Tango on UNESCO World Intangible Heritage List

ALX_0509_PSPhoto by Alex.Tango.Fuego


Tango on UNESCO World Heritage List
By BARBARA SURK Associated Press Writer
Published: Wednesday, September 30, 2009 at 9:43 a.m.
Last Modified: Wednesday, September 30, 2009 at 9:43 a.m.


DUBAI, United Arab Emirates - Tango was declared part of the world's cultural heritage by the United Nations on Wednesday and granted the international seal of approval Argentina and Uruguay have long sought for the dramatic dance and its sensual moves.

The 24 members of UNESCO's Intergovernmental Committee of Intangible Heritage granted the tango dance and its music protected cultural status at its meeting in Abu Dhabi.

The designation may make Argentina and Uruguay, which both claim to be tango's birthplace, eligible to receive financial assistance from a specialized fund for safeguarding cultural traditions. It will also help both governments justify using public funds to preserve their most famous export after to beef.

"We are very proud," Hernan Lombardi, the minister of culture of the autonomous city of Buenos Aires told the Associated Press on the phone from the Emirates' capital. "We hope this decision will help spread the tradition of tango all over the world."
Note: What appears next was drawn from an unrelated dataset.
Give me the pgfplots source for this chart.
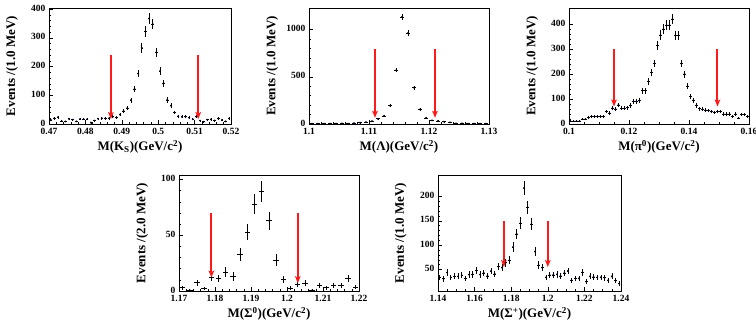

Tango emerged as a dance style in the late 1800s in the suburbs of Buenos Aires and Montevideo, Uruguay. It is popular in Europe, Japan and the United States. The recent spike in tango's popularity throughout the world is in part attributed to the Broadway hit "Forever Tango" and TV's "Dancing With the Stars."

"Tango is a feeling that can be danced, and that feeling of course is passion," Lombardi told the AP on Wednesday.

The popular image - willowy, spike-heeled women spinning, kicking and lunging across the floor in the arms of tuxedo-clad men - is known as show tango. The kind danced in milongas, or tango dance halls, is more waltzlike, but equally sensual.

Argentina and Uruguay have long been embroiled in a clash over the birthplace of the great tango crooner Carlos Gardel. They kicked aside their differences last year in a joint effort to persuade UNESCO to list tango among UNESCO's traditions worth safeguarding for humanity.

India's Vedic chanting and Japan's Kabuki theater are among the dozens of U.N. protected traditions.


By BARBARA SURK Associated Press Writer

2 comments:

Liz said...

What a delight!

Alberto said...

Let's make sure that we don't loose focus on the sole reason for this political coup that the governments of Argentina and Uruguay just pulled,

The designation may make Argentina and Uruguay, which both claim to be tango's birthplace, eligible to receive financial assistance from a specialized fund for safeguarding cultural traditions. It will also help both governments justify using public funds to preserve their most famous export after to beef.

We look forward to the tango going underground again, igniting a new forty year cycle of pure joy in the privacy of dance halls hidden from the totalitarian hands of the government.